Cooperation between cancer cells makes current therapies ineffective but also suggests new treatment
BIO Researchers at the University of East Anglia have made an important step in understanding why many cancers are difficult to treat and come back following treatment.
They have shown that cancer cells cooperate with each other in the production of growth factors, diffusible molecules produced by the cancer cells that are essential for tumour progression.
The findings, published today in the journal PNAS, help to explain why therapies that target growth factors are prone to the evolution of resistance and why relapses happen after treatment.
It is hoped that the findings will lead to a new type of treatment involving genetically modified cancer cells being reinserted into a tumour.
Lead researcher Dr Marco Archetti, from UEA’s School of Biological Sciences said: “The cancerous cells that make up a tumour often show different profiles – for example in their shape and appearance, in the genes they express, or their potential to spread to other parts of the body. This is called tumour heterogeneity, and these differences make cancer diagnosis and treatment difficult.

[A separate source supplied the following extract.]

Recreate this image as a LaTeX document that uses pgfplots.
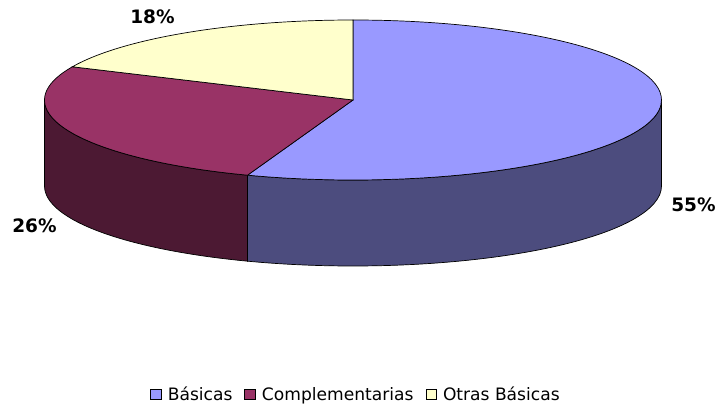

“It is not clear why heterogeneity exists, but understanding its origin and dynamics is essential for treating cancer.”
The research team studied pancreatic cancer cells in the lab and used mathematical models to show why heterogeneity persists within a tumour.

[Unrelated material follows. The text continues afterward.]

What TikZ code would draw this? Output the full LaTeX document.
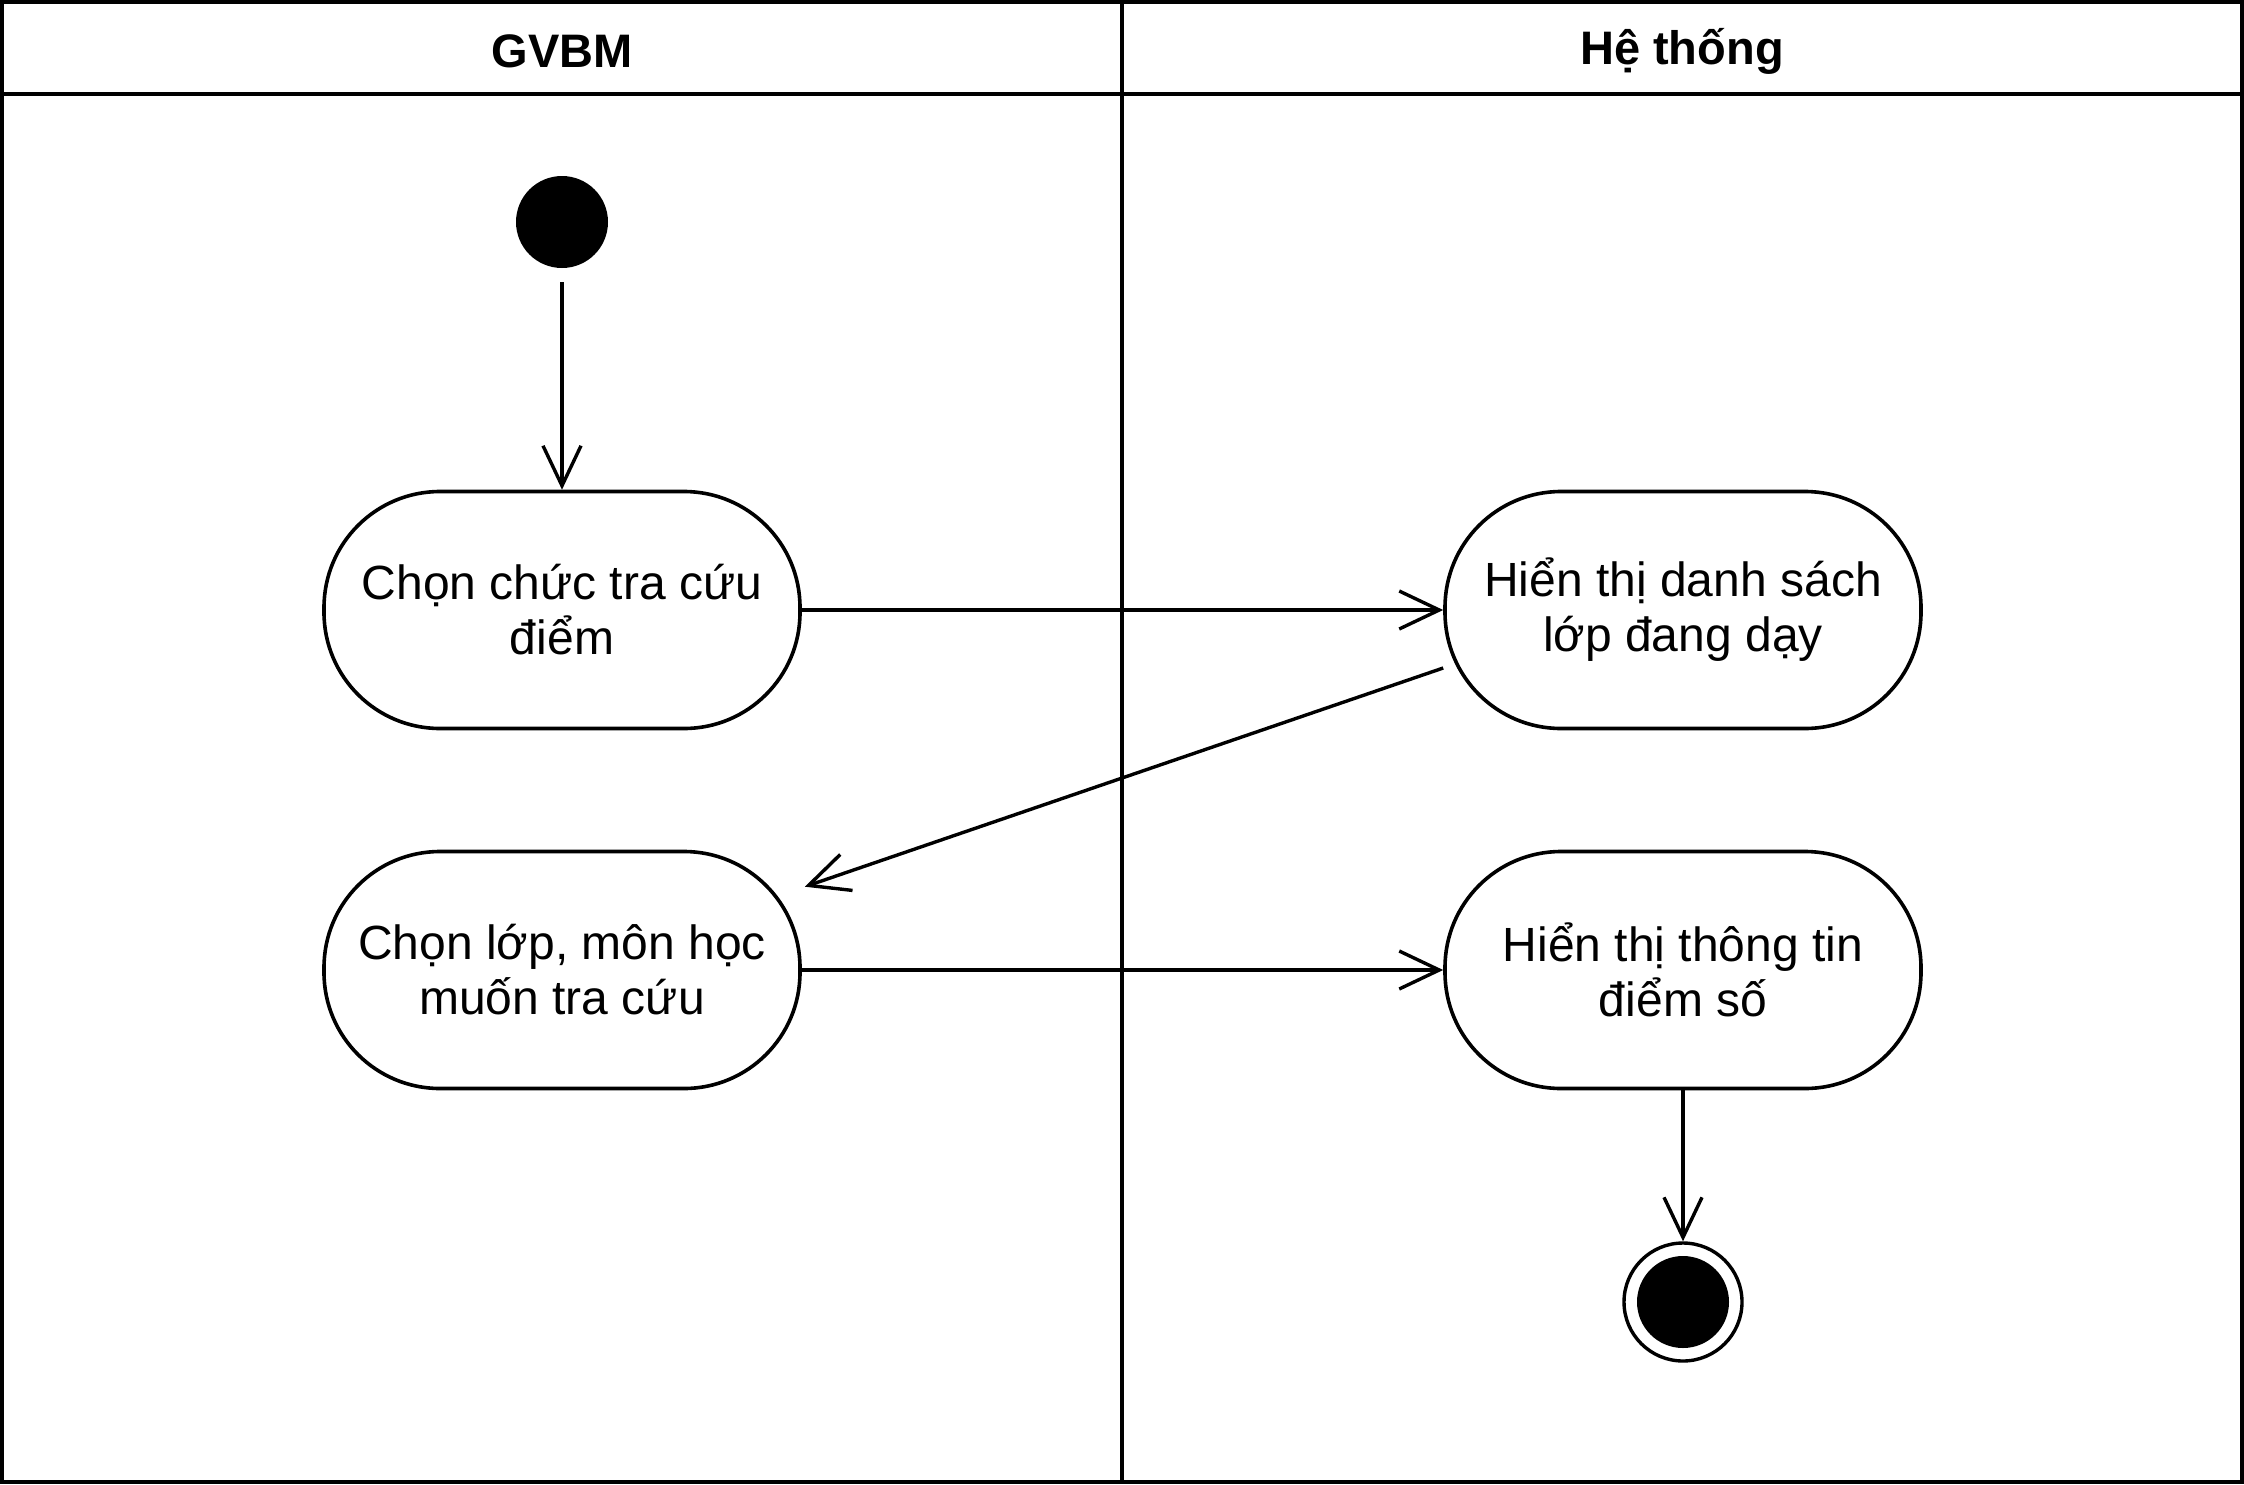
\documentclass[tikz,border=0pt]{standalone}
\usepackage{fontspec}
\setmainfont{Liberation Sans}
\usetikzlibrary{arrows.meta}
\begin{document}
\begin{tikzpicture}[x=0.5pt,y=-0.5pt,
  act/.style={draw,line width=1.8pt,rounded corners=58pt,minimum width=238pt,minimum height=118.5pt,align=center,font=\fontsize{24pt}{27.5pt}\selectfont,inner sep=0pt},
  flow/.style={line width=1.7pt,-{Straight Barb[length=20pt,width=19pt]}},
  lanehead/.style={font=\fontsize{23.5pt}{27pt}\selectfont\bfseries},
  laneframe/.style={line width=2pt}]
\useasboundingbox (0,0) rectangle (2244,1484);
\draw[laneframe] (2,2) rectangle (2242,1482);
\draw[laneframe] (2,94) -- (2242,94);
\draw[laneframe] (1122,2) -- (1122,1482);
\node[lanehead] (h1) at (562,51) {GVBM};
\node[lanehead] (h2) at (1682,51) {Hệ thống};
\node[circle,fill,minimum size=46pt,inner sep=0pt] (start) at (562,222) {};
\node[act] (n1) at (562,610) {Chọn chức tra cứu\\điểm};
\node[act] (n2) at (1683,610) {Hiển thị danh sách\\lớp đang dạy};
\node[act] (n3) at (562,970) {Chọn lớp, môn học\\muốn tra cứu};
\node[act] (n4) at (1683,970) {Hiển thị thông tin\\điểm số};
\node[circle,draw,line width=1.7pt,minimum size=59pt,inner sep=0pt] (end) at (1683,1302) {};
\node[circle,fill,minimum size=46pt,inner sep=0pt] (endin) at (end) {};
\draw[flow,shorten <=7pt] (start) -- (n1);
\draw[flow] (n1) -- (n2);
\draw[flow] ([yshift=-29pt]n2.west) -- ([xshift=1.5pt,yshift=-18.5pt]n3.north east);
\draw[flow] (n3) -- (n4);
\draw[flow] (n4) -- (end);
\end{tikzpicture}
\end{document}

“We have shown that cancer cells cooperate with each other. A tumour is a group of cells that have an advantage against normal cells, due to the fact that cancer cells produce their own molecules that stimulate growth – known as growth factors. We have shown that cancer cells that do not produce growth factors can ‘free-ride’ on the growth factors produced by other cooperative cancer cells. The two types – co-operators and free-riders - can form a heterogeneous tumour under certain circumstances.

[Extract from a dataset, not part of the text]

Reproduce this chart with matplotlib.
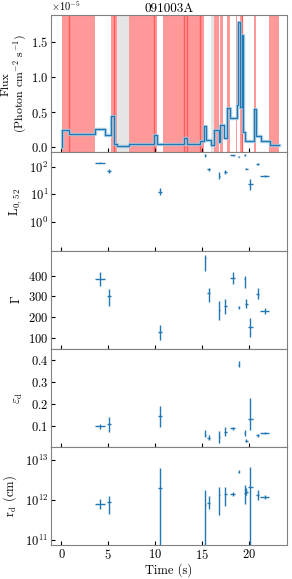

“Cancer is an evolutionary process of selection among cells on the timescale of an individual’s lifetime, and when a drug modifies the amount of available growth factors it also make the tumour evolve. A heterogeneous tumour can easily adapt to changing amounts of growth factors, which is why current therapies against cancer are unstable and why relapses happen post treatment.”
As well as studying pancreatic cancer cells, researchers repeated their experiments with other cancer types. They are currently screening a large number of cancer types and growth factors.
Dr Archetti’s team is now working towards a new kind of cell therapy. They plan to genetically modify cancer cells by removing the genes which control the production of growth factors. They will then reinsert these modified cells into the tumour.
Laboratory experiments show that, under the right conditions, these modified cells spread like a tumour within the tumour, driving the original, cooperative cells to extinction – instead of leading to heterogeneity. This would cause the tumour to collapse because of a lack of growth factors.
‘Heterogeneity for IGF-II production maintained by public goods dynamics in neuroendocrine pancreatic cancer’ is published in the journal PNAS on January 26, 2015. The research was funded by the Natural Environment Research Council (NERC).
Image: Cancer cells in vitro form networks like the one pictured above, in which cells not only compete for space and resources, but also cooperate by sharing diffusible growth factors. Cells that do not produce growth factors however can free-ride on the factors produced by their neighbours, forming clusters of non-cooperative cells (dark areas) that can lead to stable intra-tumour heterogeneity.